Written exercise → Return the entries below in their exact form, leaving the pictures out.

Code that draws figures:

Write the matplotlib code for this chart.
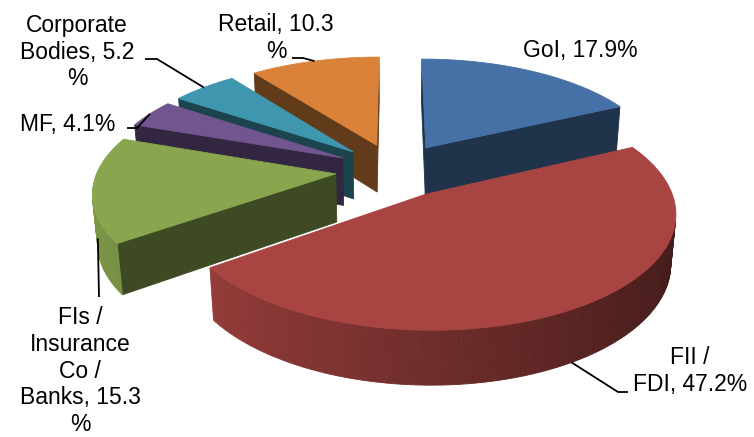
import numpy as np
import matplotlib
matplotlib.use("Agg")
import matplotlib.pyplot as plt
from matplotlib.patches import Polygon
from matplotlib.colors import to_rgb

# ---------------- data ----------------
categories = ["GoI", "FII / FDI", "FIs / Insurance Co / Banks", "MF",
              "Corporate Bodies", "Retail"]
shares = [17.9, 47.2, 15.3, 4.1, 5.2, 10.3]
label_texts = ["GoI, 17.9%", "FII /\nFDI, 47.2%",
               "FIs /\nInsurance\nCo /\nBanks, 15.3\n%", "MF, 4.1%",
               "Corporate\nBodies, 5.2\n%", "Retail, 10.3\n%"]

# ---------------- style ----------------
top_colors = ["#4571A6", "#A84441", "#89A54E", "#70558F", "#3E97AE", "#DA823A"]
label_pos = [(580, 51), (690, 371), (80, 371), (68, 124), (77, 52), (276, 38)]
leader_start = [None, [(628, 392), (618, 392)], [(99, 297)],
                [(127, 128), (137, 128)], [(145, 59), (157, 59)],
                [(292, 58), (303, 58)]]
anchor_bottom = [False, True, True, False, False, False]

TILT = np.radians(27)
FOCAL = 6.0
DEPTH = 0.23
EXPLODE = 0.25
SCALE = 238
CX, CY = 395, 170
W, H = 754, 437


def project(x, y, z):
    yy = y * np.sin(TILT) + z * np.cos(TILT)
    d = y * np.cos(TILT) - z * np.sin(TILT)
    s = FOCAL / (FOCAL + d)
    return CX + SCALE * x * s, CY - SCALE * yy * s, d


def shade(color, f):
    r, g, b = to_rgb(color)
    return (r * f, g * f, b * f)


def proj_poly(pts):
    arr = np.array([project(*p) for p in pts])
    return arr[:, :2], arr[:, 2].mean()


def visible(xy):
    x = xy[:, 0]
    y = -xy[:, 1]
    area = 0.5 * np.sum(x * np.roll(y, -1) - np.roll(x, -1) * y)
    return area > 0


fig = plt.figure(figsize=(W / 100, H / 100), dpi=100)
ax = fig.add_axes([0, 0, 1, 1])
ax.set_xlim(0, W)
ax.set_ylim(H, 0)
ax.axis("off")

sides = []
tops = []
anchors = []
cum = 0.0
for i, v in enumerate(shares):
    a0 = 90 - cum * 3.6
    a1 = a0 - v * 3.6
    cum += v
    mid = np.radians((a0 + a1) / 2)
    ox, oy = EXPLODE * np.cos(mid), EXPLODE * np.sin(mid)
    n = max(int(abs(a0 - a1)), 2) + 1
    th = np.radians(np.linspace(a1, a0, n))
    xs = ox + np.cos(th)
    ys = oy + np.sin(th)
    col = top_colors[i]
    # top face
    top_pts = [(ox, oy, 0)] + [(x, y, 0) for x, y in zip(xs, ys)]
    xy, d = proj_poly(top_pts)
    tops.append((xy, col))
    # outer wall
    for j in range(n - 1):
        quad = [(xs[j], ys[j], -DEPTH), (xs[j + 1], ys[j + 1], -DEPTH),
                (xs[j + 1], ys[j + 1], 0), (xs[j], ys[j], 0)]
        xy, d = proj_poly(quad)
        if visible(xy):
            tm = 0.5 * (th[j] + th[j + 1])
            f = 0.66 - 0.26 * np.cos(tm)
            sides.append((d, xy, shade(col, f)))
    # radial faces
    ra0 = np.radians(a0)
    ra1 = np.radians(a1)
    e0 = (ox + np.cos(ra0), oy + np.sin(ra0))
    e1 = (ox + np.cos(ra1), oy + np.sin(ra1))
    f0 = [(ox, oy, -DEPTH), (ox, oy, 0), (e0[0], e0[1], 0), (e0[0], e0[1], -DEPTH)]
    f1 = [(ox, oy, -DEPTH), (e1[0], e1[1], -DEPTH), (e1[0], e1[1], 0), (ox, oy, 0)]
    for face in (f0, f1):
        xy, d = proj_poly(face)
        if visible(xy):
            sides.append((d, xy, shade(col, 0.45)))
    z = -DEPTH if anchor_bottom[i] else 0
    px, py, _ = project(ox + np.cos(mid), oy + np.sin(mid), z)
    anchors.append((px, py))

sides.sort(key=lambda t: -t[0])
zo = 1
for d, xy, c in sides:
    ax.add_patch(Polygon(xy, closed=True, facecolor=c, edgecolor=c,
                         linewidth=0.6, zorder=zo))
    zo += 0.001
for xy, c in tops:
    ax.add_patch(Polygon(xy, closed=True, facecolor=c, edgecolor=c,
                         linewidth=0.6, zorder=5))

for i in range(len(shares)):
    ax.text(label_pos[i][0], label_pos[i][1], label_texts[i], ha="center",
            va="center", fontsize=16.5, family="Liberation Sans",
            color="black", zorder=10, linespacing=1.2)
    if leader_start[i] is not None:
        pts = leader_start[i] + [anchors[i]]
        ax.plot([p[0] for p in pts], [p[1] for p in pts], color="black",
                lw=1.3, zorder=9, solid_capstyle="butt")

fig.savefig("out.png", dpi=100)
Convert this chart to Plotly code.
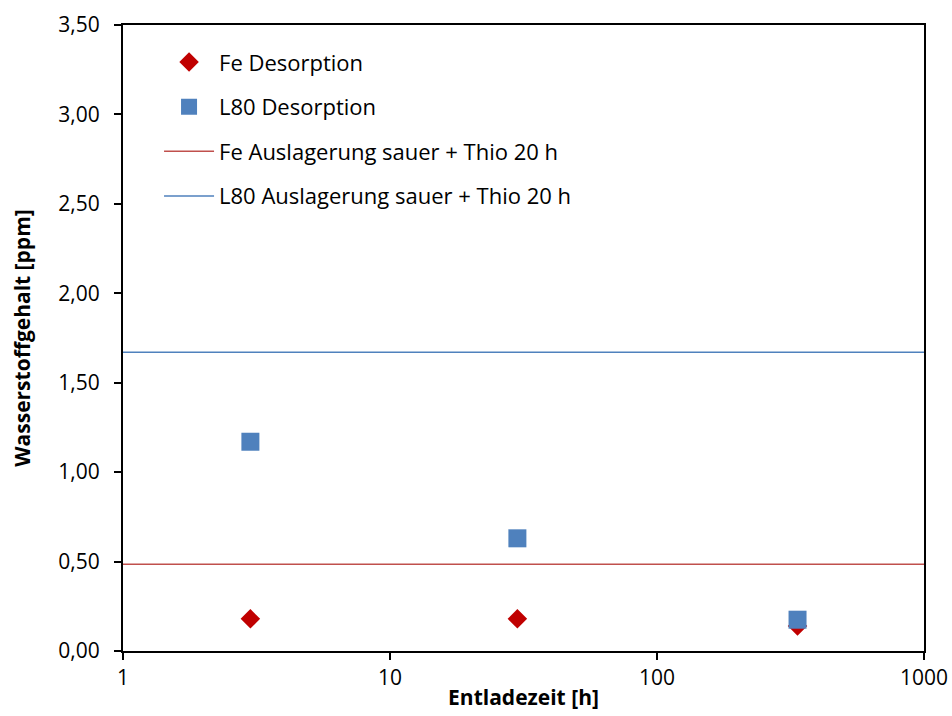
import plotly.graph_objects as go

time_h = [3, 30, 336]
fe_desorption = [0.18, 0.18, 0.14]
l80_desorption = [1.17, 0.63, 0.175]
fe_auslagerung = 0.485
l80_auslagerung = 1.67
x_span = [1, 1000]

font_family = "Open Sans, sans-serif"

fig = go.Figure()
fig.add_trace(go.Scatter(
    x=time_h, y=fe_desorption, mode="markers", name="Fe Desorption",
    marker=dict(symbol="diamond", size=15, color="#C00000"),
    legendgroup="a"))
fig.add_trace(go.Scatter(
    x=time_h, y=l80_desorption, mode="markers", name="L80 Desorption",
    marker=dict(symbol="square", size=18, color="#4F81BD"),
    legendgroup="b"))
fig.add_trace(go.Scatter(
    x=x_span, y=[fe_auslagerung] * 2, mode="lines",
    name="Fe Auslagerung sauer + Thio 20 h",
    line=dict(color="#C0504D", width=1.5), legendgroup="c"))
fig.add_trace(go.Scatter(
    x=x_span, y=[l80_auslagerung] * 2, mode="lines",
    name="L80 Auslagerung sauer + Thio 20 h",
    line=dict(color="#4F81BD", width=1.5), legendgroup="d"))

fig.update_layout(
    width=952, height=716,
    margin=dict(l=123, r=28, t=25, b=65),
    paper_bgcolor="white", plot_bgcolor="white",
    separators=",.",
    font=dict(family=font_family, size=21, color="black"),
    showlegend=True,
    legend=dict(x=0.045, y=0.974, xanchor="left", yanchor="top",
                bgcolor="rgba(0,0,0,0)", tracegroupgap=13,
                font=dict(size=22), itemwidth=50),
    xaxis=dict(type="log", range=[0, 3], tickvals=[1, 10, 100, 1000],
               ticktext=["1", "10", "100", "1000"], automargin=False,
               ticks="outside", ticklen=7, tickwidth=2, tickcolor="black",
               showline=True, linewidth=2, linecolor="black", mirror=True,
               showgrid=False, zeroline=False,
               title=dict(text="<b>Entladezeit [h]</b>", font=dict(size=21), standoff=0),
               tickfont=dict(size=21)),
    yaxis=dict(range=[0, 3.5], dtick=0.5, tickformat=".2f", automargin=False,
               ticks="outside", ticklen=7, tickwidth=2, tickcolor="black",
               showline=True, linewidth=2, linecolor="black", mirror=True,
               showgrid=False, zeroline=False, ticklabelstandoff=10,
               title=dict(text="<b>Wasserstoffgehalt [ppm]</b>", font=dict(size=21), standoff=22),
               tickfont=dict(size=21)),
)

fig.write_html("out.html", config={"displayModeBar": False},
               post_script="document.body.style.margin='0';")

Answer to this task →
Write the matplotlib code for this chart.
import numpy as np
import matplotlib
matplotlib.use("Agg")
import matplotlib.pyplot as plt
from matplotlib.patches import Polygon
from matplotlib.colors import to_rgb

# ---------------- data ----------------
categories = ["GoI", "FII / FDI", "FIs / Insurance Co / Banks", "MF",
              "Corporate Bodies", "Retail"]
shares = [17.9, 47.2, 15.3, 4.1, 5.2, 10.3]
label_texts = ["GoI, 17.9%", "FII /\nFDI, 47.2%",
               "FIs /\nInsurance\nCo /\nBanks, 15.3\n%", "MF, 4.1%",
               "Corporate\nBodies, 5.2\n%", "Retail, 10.3\n%"]

# ---------------- style ----------------
top_colors = ["#4571A6", "#A84441", "#89A54E", "#70558F", "#3E97AE", "#DA823A"]
label_pos = [(580, 51), (690, 371), (80, 371), (68, 124), (77, 52), (276, 38)]
leader_start = [None, [(628, 392), (618, 392)], [(99, 297)],
                [(127, 128), (137, 128)], [(145, 59), (157, 59)],
                [(292, 58), (303, 58)]]
anchor_bottom = [False, True, True, False, False, False]

TILT = np.radians(27)
FOCAL = 6.0
DEPTH = 0.23
EXPLODE = 0.25
SCALE = 238
CX, CY = 395, 170
W, H = 754, 437


def project(x, y, z):
    yy = y * np.sin(TILT) + z * np.cos(TILT)
    d = y * np.cos(TILT) - z * np.sin(TILT)
    s = FOCAL / (FOCAL + d)
    return CX + SCALE * x * s, CY - SCALE * yy * s, d


def shade(color, f):
    r, g, b = to_rgb(color)
    return (r * f, g * f, b * f)


def proj_poly(pts):
    arr = np.array([project(*p) for p in pts])
    return arr[:, :2], arr[:, 2].mean()


def visible(xy):
    x = xy[:, 0]
    y = -xy[:, 1]
    area = 0.5 * np.sum(x * np.roll(y, -1) - np.roll(x, -1) * y)
    return area > 0


fig = plt.figure(figsize=(W / 100, H / 100), dpi=100)
ax = fig.add_axes([0, 0, 1, 1])
ax.set_xlim(0, W)
ax.set_ylim(H, 0)
ax.axis("off")

sides = []
tops = []
anchors = []
cum = 0.0
for i, v in enumerate(shares):
    a0 = 90 - cum * 3.6
    a1 = a0 - v * 3.6
    cum += v
    mid = np.radians((a0 + a1) / 2)
    ox, oy = EXPLODE * np.cos(mid), EXPLODE * np.sin(mid)
    n = max(int(abs(a0 - a1)), 2) + 1
    th = np.radians(np.linspace(a1, a0, n))
    xs = ox + np.cos(th)
    ys = oy + np.sin(th)
    col = top_colors[i]
    # top face
    top_pts = [(ox, oy, 0)] + [(x, y, 0) for x, y in zip(xs, ys)]
    xy, d = proj_poly(top_pts)
    tops.append((xy, col))
    # outer wall
    for j in range(n - 1):
        quad = [(xs[j], ys[j], -DEPTH), (xs[j + 1], ys[j + 1], -DEPTH),
                (xs[j + 1], ys[j + 1], 0), (xs[j], ys[j], 0)]
        xy, d = proj_poly(quad)
        if visible(xy):
            tm = 0.5 * (th[j] + th[j + 1])
            f = 0.66 - 0.26 * np.cos(tm)
            sides.append((d, xy, shade(col, f)))
    # radial faces
    ra0 = np.radians(a0)
    ra1 = np.radians(a1)
    e0 = (ox + np.cos(ra0), oy + np.sin(ra0))
    e1 = (ox + np.cos(ra1), oy + np.sin(ra1))
    f0 = [(ox, oy, -DEPTH), (ox, oy, 0), (e0[0], e0[1], 0), (e0[0], e0[1], -DEPTH)]
    f1 = [(ox, oy, -DEPTH), (e1[0], e1[1], -DEPTH), (e1[0], e1[1], 0), (ox, oy, 0)]
    for face in (f0, f1):
        xy, d = proj_poly(face)
        if visible(xy):
            sides.append((d, xy, shade(col, 0.45)))
    z = -DEPTH if anchor_bottom[i] else 0
    px, py, _ = project(ox + np.cos(mid), oy + np.sin(mid), z)
    anchors.append((px, py))

sides.sort(key=lambda t: -t[0])
zo = 1
for d, xy, c in sides:
    ax.add_patch(Polygon(xy, closed=True, facecolor=c, edgecolor=c,
                         linewidth=0.6, zorder=zo))
    zo += 0.001
for xy, c in tops:
    ax.add_patch(Polygon(xy, closed=True, facecolor=c, edgecolor=c,
                         linewidth=0.6, zorder=5))

for i in range(len(shares)):
    ax.text(label_pos[i][0], label_pos[i][1], label_texts[i], ha="center",
            va="center", fontsize=16.5, family="Liberation Sans",
            color="black", zorder=10, linespacing=1.2)
    if leader_start[i] is not None:
        pts = leader_start[i] + [anchors[i]]
        ax.plot([p[0] for p in pts], [p[1] for p in pts], color="black",
                lw=1.3, zorder=9, solid_capstyle="butt")

fig.savefig("out.png", dpi=100)
Convert this chart to Plotly code.
import plotly.graph_objects as go

time_h = [3, 30, 336]
fe_desorption = [0.18, 0.18, 0.14]
l80_desorption = [1.17, 0.63, 0.175]
fe_auslagerung = 0.485
l80_auslagerung = 1.67
x_span = [1, 1000]

font_family = "Open Sans, sans-serif"

fig = go.Figure()
fig.add_trace(go.Scatter(
    x=time_h, y=fe_desorption, mode="markers", name="Fe Desorption",
    marker=dict(symbol="diamond", size=15, color="#C00000"),
    legendgroup="a"))
fig.add_trace(go.Scatter(
    x=time_h, y=l80_desorption, mode="markers", name="L80 Desorption",
    marker=dict(symbol="square", size=18, color="#4F81BD"),
    legendgroup="b"))
fig.add_trace(go.Scatter(
    x=x_span, y=[fe_auslagerung] * 2, mode="lines",
    name="Fe Auslagerung sauer + Thio 20 h",
    line=dict(color="#C0504D", width=1.5), legendgroup="c"))
fig.add_trace(go.Scatter(
    x=x_span, y=[l80_auslagerung] * 2, mode="lines",
    name="L80 Auslagerung sauer + Thio 20 h",
    line=dict(color="#4F81BD", width=1.5), legendgroup="d"))

fig.update_layout(
    width=952, height=716,
    margin=dict(l=123, r=28, t=25, b=65),
    paper_bgcolor="white", plot_bgcolor="white",
    separators=",.",
    font=dict(family=font_family, size=21, color="black"),
    showlegend=True,
    legend=dict(x=0.045, y=0.974, xanchor="left", yanchor="top",
                bgcolor="rgba(0,0,0,0)", tracegroupgap=13,
                font=dict(size=22), itemwidth=50),
    xaxis=dict(type="log", range=[0, 3], tickvals=[1, 10, 100, 1000],
               ticktext=["1", "10", "100", "1000"], automargin=False,
               ticks="outside", ticklen=7, tickwidth=2, tickcolor="black",
               showline=True, linewidth=2, linecolor="black", mirror=True,
               showgrid=False, zeroline=False,
               title=dict(text="<b>Entladezeit [h]</b>", font=dict(size=21), standoff=0),
               tickfont=dict(size=21)),
    yaxis=dict(range=[0, 3.5], dtick=0.5, tickformat=".2f", automargin=False,
               ticks="outside", ticklen=7, tickwidth=2, tickcolor="black",
               showline=True, linewidth=2, linecolor="black", mirror=True,
               showgrid=False, zeroline=False, ticklabelstandoff=10,
               title=dict(text="<b>Wasserstoffgehalt [ppm]</b>", font=dict(size=21), standoff=22),
               tickfont=dict(size=21)),
)

fig.write_html("out.html", config={"displayModeBar": False},
               post_script="document.body.style.margin='0';")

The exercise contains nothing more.